Some background info:
On my machine I've set up 2 local fastlane test runner threads (theshold is 250 ms) and 4 test runner threads whereas I've set up 3 additional grid nodes with 8-12 test runners each. So, running all tests in the grid (and locally) would (normally) take about 1 minute to complete. But in that specific situation, only my 2 local non-fastlane test runner threads are executed most of the time, thus slowing down the feedback significantly.

BTW: With the solution I'm using, my VS consumes about 2 GB of RAM in such situation. I'm not sure whether the garbage collection comes here into play but I assume so as in the SysInternals ProcessExplorer I see the time spent in GC is about 20 %.



Best regards,
Ralf Koban
Remco
#2 Posted : Saturday, September 13, 2014 10:54:38 PM(UTC)
Rank: NCrunch Developer

Groups: Administrators
Joined: 4/16/2011(UTC)
Posts: 6,976

Thanks: 931 times
Was thanked: 1257 time(s) in 1170 post(s)
Hi Ralf -

Something isn't behaving correctly here. The priority of tasks in the queue should only make a difference when there are no concurrency/resource constraints involved and the engine is out of capacity. If there are still execution threads available on the grid and there is work available, then these threads should be working.

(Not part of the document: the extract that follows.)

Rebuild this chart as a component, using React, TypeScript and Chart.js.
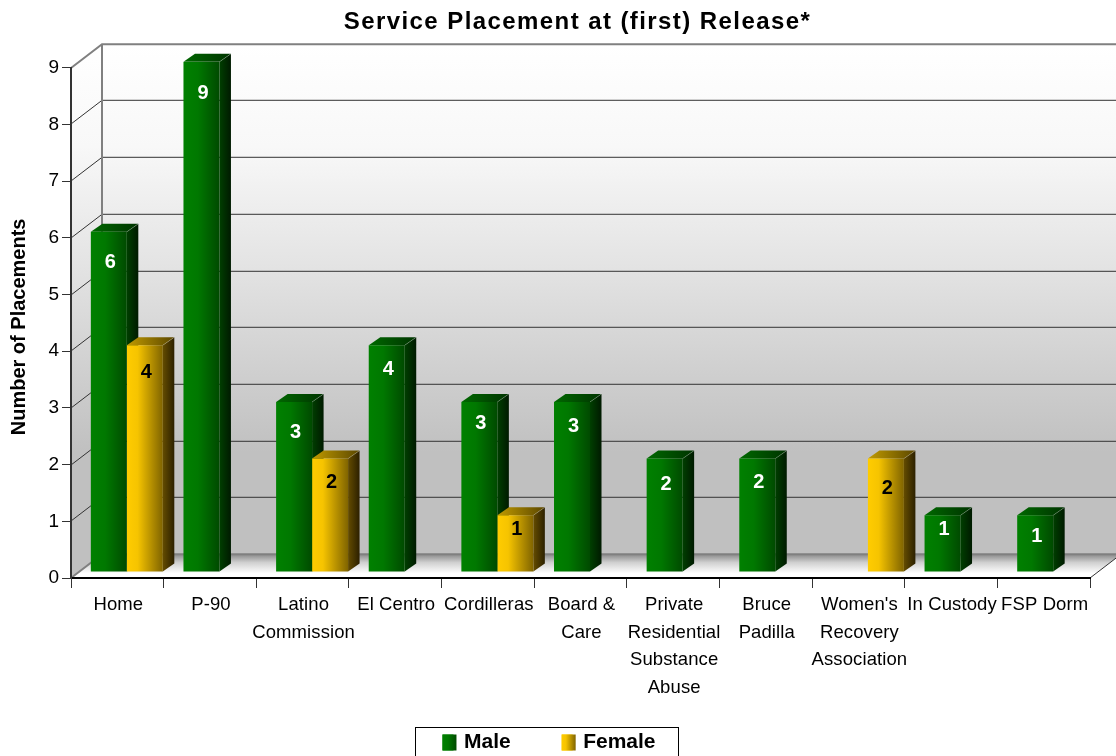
import React, { useEffect, useRef } from "react";
import { Chart, registerables } from "chart.js";

Chart.register(...registerables);

const categories: (string | string[])[] = [
  "Home",
  "P-90",
  ["Latino", "Commission"],
  "El Centro",
  "Cordilleras",
  ["Board &", "Care"],
  ["Private", "Residential", "Substance", "Abuse"],
  ["Bruce", "Padilla"],
  ["Women's", "Recovery", "Association"],
  "In Custody",
  "FSP Dorm",
];
const maleValues = [6, 9, 3, 4, 3, 3, 2, 2, null, 1, 1];
const femaleValues = [4, null, 2, null, 1, null, null, null, 2, null, null];

// Style: inset of each value label below its bar's top edge
const maleLabelInset = [31, 32, 31, 24, 22, 25, 26, 24, 0, 14, 21];
const femaleLabelInset = [27, 0, 24, 0, 14, 0, 0, 0, 30, 0, 0];

const FONT = "'Liberation Sans', Arial, sans-serif";
const DEPTH_X = 31;
const DEPTH_Y = 23.7;
const BAR_SHIFT_X = 9.5;
const BAR_SHIFT_Y = -6;
const BAR_DX = 11.5;
const BAR_DY = 8;

const palette = [
  {
    front: [[0, "#008000"], [0.4, "#007800"], [1, "#004a00"]],
    side: ["#003f00", "#001a00"],
    top: ["#006800", "#003400"],
  },
  {
    front: [[0, "#ffcc00"], [0.3, "#f6c400"], [1, "#806400"]],
    side: ["#644c00", "#2c2000"],
    top: ["#c09a00", "#5c4800"],
  },
] as const;

const hGrad = (ctx: CanvasRenderingContext2D, x0: number, x1: number, stops: readonly (readonly [number, string])[]) => {
  const g = ctx.createLinearGradient(x0, 0, x1, 0);
  stops.forEach(([o, c]) => g.addColorStop(o, c));
  return g;
};

const walls3d = {
  id: "walls3d",
  beforeDraw(chart: any) {
    const { ctx, chartArea: a, scales, width } = chart;
    const y = scales.y;
    const top = a.top - DEPTH_Y;
    const floorBack = a.bottom - DEPTH_Y;
    const bx = a.left + DEPTH_X;
    const wall = () => {
      const g = ctx.createLinearGradient(0, top, 0, floorBack);
      g.addColorStop(0, "#ffffff");
      g.addColorStop(0.2, "#f8f8f8");
      g.addColorStop(0.45, "#e2e2e2");
      g.addColorStop(0.8, "#c0c0c0");
      g.addColorStop(1, "#c0c0c0");
      return g;
    };
    ctx.save();
    // back wall
    ctx.fillStyle = wall();
    ctx.fillRect(bx, top, width - bx, floorBack - top);
    // left wall
    ctx.fillStyle = wall();
    ctx.beginPath();
    ctx.moveTo(a.left, a.top);
    ctx.lineTo(bx, top);
    ctx.lineTo(bx, floorBack);
    ctx.lineTo(a.left, a.bottom);
    ctx.closePath();
    ctx.fill();
    // floor
    const fg = ctx.createLinearGradient(0, floorBack, 0, a.bottom);
    fg.addColorStop(0, "#8a8a8a");
    fg.addColorStop(0.35, "#d0d0d0");
    fg.addColorStop(0.8, "#ffffff");
    fg.addColorStop(1, "#ffffff");
    ctx.fillStyle = fg;
    const rightSlope = DEPTH_Y / DEPTH_X;
    ctx.beginPath();
    ctx.moveTo(a.left, a.bottom);
    ctx.lineTo(bx, floorBack);
    ctx.lineTo(width, floorBack);
    ctx.lineTo(width, a.bottom - (width - a.right) * rightSlope);
    ctx.lineTo(a.right, a.bottom);
    ctx.closePath();
    ctx.fill();
    // grid lines
    for (let v = 0; v <= 9; v++) {
      const py = Math.round(y.getPixelForValue(v));
      const edge = v === 0 || v === 9;
      ctx.strokeStyle = edge ? "#808080" : "#333333";
      ctx.lineWidth = edge ? 2 : 1;
      ctx.beginPath();
      ctx.moveTo(a.left, py);
      ctx.lineTo(bx, py - DEPTH_Y);
      ctx.lineTo(width, py - DEPTH_Y);
      ctx.stroke();
    }
    // back wall left edge
    ctx.strokeStyle = "#808080";
    ctx.lineWidth = 2;
    ctx.beginPath();
    ctx.moveTo(bx, top);
    ctx.lineTo(bx, floorBack);
    ctx.stroke();
    // right floor edge
    ctx.strokeStyle = "#333333";
    ctx.lineWidth = 1;
    ctx.beginPath();
    ctx.moveTo(a.right, a.bottom);
    ctx.lineTo(width, a.bottom - (width - a.right) * rightSlope);
    ctx.stroke();
    ctx.restore();
  },
};

const bars3d = {
  id: "bars3d",
  beforeDatasetsDraw(chart: any) {
    const { ctx } = chart;
    ctx.save();
    ctx.translate(BAR_SHIFT_X, BAR_SHIFT_Y);
    [0, 1].forEach((di) => {
      const meta = chart.getDatasetMeta(di);
      const p = palette[di];
      meta.data.forEach((el: any, i: number) => {
        if (chart.data.datasets[di].data[i] == null) return;
        const { x, y, base, width } = el.getProps(["x", "y", "base", "width"], true);
        const l = x - width / 2;
        const r = x + width / 2;
        // side face
        ctx.fillStyle = hGrad(ctx, r, r + BAR_DX, [[0, p.side[0]], [1, p.side[1]]]);
        ctx.beginPath();
        ctx.moveTo(r, y);
        ctx.lineTo(r + BAR_DX, y - BAR_DY);
        ctx.lineTo(r + BAR_DX, base - BAR_DY);
        ctx.lineTo(r, base);
        ctx.closePath();
        ctx.fill();
        // top face
        ctx.fillStyle = hGrad(ctx, l, r + BAR_DX, [[0, p.top[0]], [1, p.top[1]]]);
        ctx.beginPath();
        ctx.moveTo(l, y);
        ctx.lineTo(l + BAR_DX, y - BAR_DY);
        ctx.lineTo(r + BAR_DX, y - BAR_DY);
        ctx.lineTo(r, y);
        ctx.closePath();
        ctx.fill();
        // faint corner edge
        ctx.strokeStyle = "rgba(255,255,255,0.22)";
        ctx.lineWidth = 1;
        ctx.beginPath();
        ctx.moveTo(r, y);
        ctx.lineTo(r + BAR_DX, y - BAR_DY);
        ctx.stroke();
        // front face gradient
        el.options = {
          ...el.options,
          backgroundColor: hGrad(ctx, l, r, p.front as any),
        };
      });
    });
  },
  afterDatasetsDraw(chart: any) {
    const { ctx } = chart;
    ctx.textAlign = "center";
    ctx.textBaseline = "middle";
    ctx.font = `bold 20px ${FONT}`;
    [0, 1].forEach((di) => {
      const meta = chart.getDatasetMeta(di);
      const insets = di === 0 ? maleLabelInset : femaleLabelInset;
      ctx.fillStyle = di === 0 ? "#ffffff" : "#000000";
      meta.data.forEach((el: any, i: number) => {
        const v = chart.data.datasets[di].data[i];
        if (v == null) return;
        const { x, y } = el.getProps(["x", "y"], true);
        ctx.fillText(String(v), x + 1.5, y + insets[i]);
      });
    });
    ctx.restore();
  },
};

const legendFrame = {
  id: "legendFrame",
  afterDraw(chart: any) {
    const { ctx, legend } = chart;
    const hb = legend.legendHitBoxes;
    if (!hb || !hb.length) return;
    ctx.save();
    const first = hb[0];
    const last = hb[hb.length - 1];
    ctx.strokeStyle = "#000000";
    ctx.lineWidth = 1;
    ctx.strokeRect(Math.round(first.left - 27) + 0.5, Math.round(first.top - 5) + 0.5, Math.round(last.left + last.width + 23 - first.left + 27), 40);
    hb.forEach((b: any, i: number) => {
      const p = palette[i];
      const x = b.left;
      ctx.fillStyle = hGrad(ctx, x, x + 14, p.front as any);
      ctx.fillRect(x, b.top + (b.height - 16) / 2, 14, 16);
    });
    ctx.restore();
  },
};

const spacing = {
  id: "spacing",
  afterLayout(chart: any) {
    if (chart.$spaced) return;
    chart.$spaced = true;
    const { ctx } = chart;
    const wrap = (obj: any, name: string, sp: string, dx = 0, dy = 0) => {
      const orig = obj[name];
      obj[name] = function (...args: any[]) {
        ctx.save();
        ctx.translate(dx, dy);
        ctx.letterSpacing = sp;
        orig.apply(obj, args);
        ctx.letterSpacing = "0px";
        ctx.restore();
      };
    };
    wrap(chart.titleBlock, "draw", "1.42px", -3);
    wrap(chart.scales.y, "drawTitle", "0px", -1, 4);
    wrap(chart.scales.x, "drawLabels", "0.1px", 1);
    chart.scales.x._computeLabelArea = () => null;
  },
};

export default function App() {
  const ref = useRef<HTMLCanvasElement>(null);
  useEffect(() => {
    document.body.style.margin = "0";
    const chart = new Chart(ref.current!, {
      type: "bar",
      data: {
        labels: categories as any,
        datasets: [
          { label: "Male", data: maleValues, backgroundColor: "#008000", borderWidth: 0 },
          { label: "Female", data: femaleValues, backgroundColor: "#ffcc00", borderWidth: 0 },
        ],
      },
      plugins: [walls3d, bars3d, legendFrame, spacing],
      options: {
        responsive: false,
        animation: false,
        layout: { padding: { left: 8, right: 26, top: 0, bottom: -7 } },
        datasets: { bar: { categoryPercentage: 0.777, barPercentage: 1 } },
        plugins: {
          tooltip: { enabled: false },
          title: {
            display: true,
            text: "Service Placement at (first) Release*",
            color: "#000",
            font: { family: FONT, size: 24, weight: "bold" },
            padding: { top: 8, bottom: 31 },
            fullSize: false,
          },
          legend: {
            display: true,
            position: "bottom",
            labels: {
              color: "#000",
              boxWidth: 11,
              boxHeight: 16,
              padding: 51,
              font: { family: FONT, size: 21, weight: "bold" },
            },
          },
        },
        scales: {
          x: {
            grid: { drawOnChartArea: false, color: "#333333", tickLength: 10 },
            border: { color: "#000000", width: 2 },
            ticks: {
              color: "#000",
              autoSkip: false,
              maxRotation: 0,
              minRotation: 0,
              padding: 3,
              font: { family: FONT, size: 18.5, lineHeight: 1.5 },
            },
            afterFit: (s: any) => {
              s.height = 103;
            },
          },
          y: {
            min: 0,
            max: 9,
            grid: { drawOnChartArea: false, color: "#333333", tickLength: 9 },
            border: { color: "#333333", width: 2 },
            ticks: {
              stepSize: 1,
              color: "#000",
              padding: 3,
              font: { family: FONT, size: 19 },
            },
            title: {
              display: true,
              text: "Number of Placements",
              color: "#000",
              font: { family: FONT, size: 20, weight: "bold" },
              padding: 0,
            },
            afterFit: (s: any) => {
              s.width = 63;
            },
          },
        },
      },
    } as any);
    return () => chart.destroy();
  }, []);
  return <canvas ref={ref} width={1116} height={756} style={{ display: "block" }} />;
}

What happens if you increase your fast lane thread threshold? 250ms seems unusually low and in some cases may stop NCrunch from executing tests that could run fairly quickly anyway (usually around 1000ms-10000ms is more normal for this setting).

Also, does disabling the local processing in your distributed processing window make any difference?

It seems to me like your engine has an overall capacity of around 30 threads. Do you ever see the engine hit this full capacity if you hover your mouse over the corner spinner?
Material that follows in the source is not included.